Lire serait alors vivre cent fois et de mille façons diverses, comme le conteur de partout vit cent et mille fois à psalmodier sous l’Arbre, et cent et mille fois Rembrandt à se relire au miroir et se répéter autrement, cent et mille l’aveugle murmurant ce qu’il voit à l’écoute du vent et cent autres et mille fois un chacun qui admire, s’étonne, adhère ou s’indigne, s’illusionne ou découvre qu’on l’abuse, s’immerge tout un été dans un roman-fleuve ou s’éloigne de tout écrit pour ne plus lire que dans les arbres et les étoiles, ou les plans de génie civil ou les dessins d’enfants, étant entendu que ne plus lire du tout ne se conçoit pas plus que ne plus respirer, et qu’il en va de toute page comme de toute chair.

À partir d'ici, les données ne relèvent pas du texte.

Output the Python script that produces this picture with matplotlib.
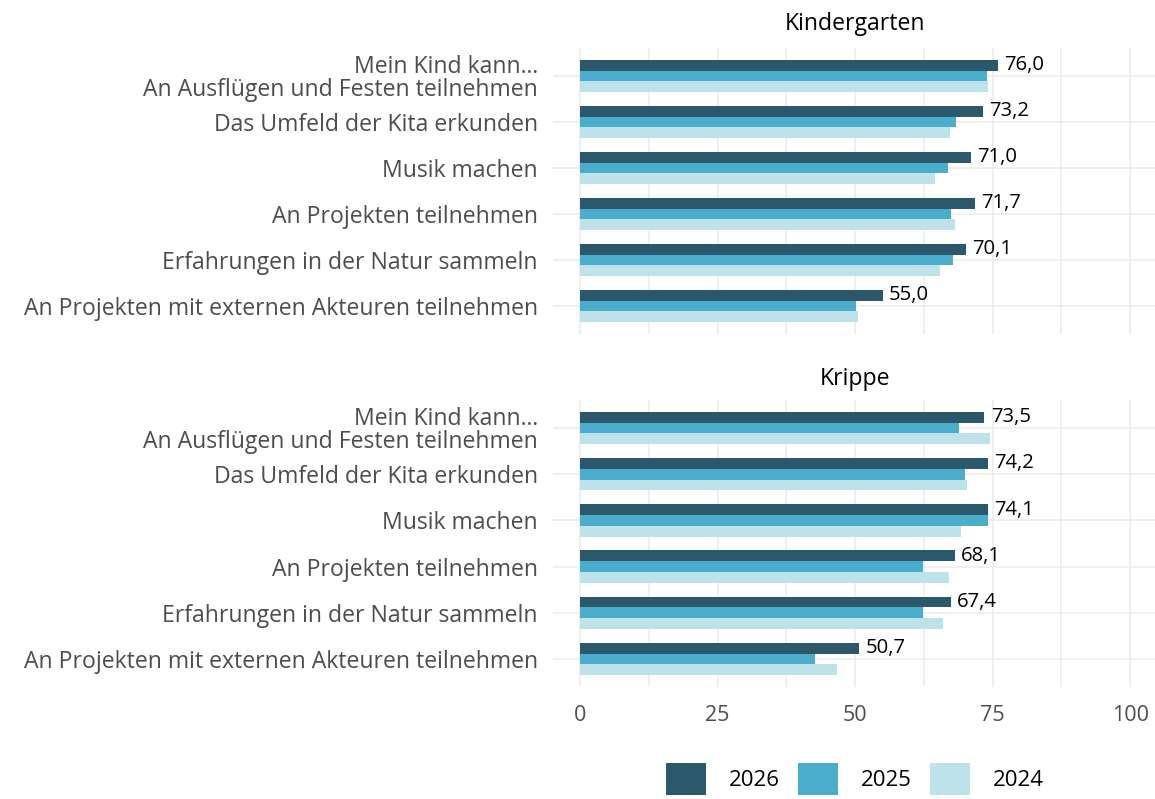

Bien avant Cendrars déjà je savais que l’esprit du conte est une magie et plus encore : une façon d’accommoder le monde. Seul sur l’île déserte d’un carré de peau de mouton jeté sur l’océan du gazon familial, j’ai fait vers dix ans cette même expérience du jeune Samuel Belet de Ramuz, amené aux livres par un Monsieur Loup et qui raconte non sans candeur à propos du Robinson suisse : « Je me passionnai surtout pour quand le boa mange l’âne. »

Lorsque le Livre affirme, par la voix de Jean l’évangéliste poète, que le verbe s’est fait chair, je l’entends bien ainsi : que le mot se caresse et se mange, et que toute phrase vivante se dévore, et que du mot cannibale au mot hostie on a parcouru tout le chemin d’humanité comme en substituant à la pyramide des crânes de Tamerlan celle de gros blocs taillée au ciseau fin des tombeaux égyptiens.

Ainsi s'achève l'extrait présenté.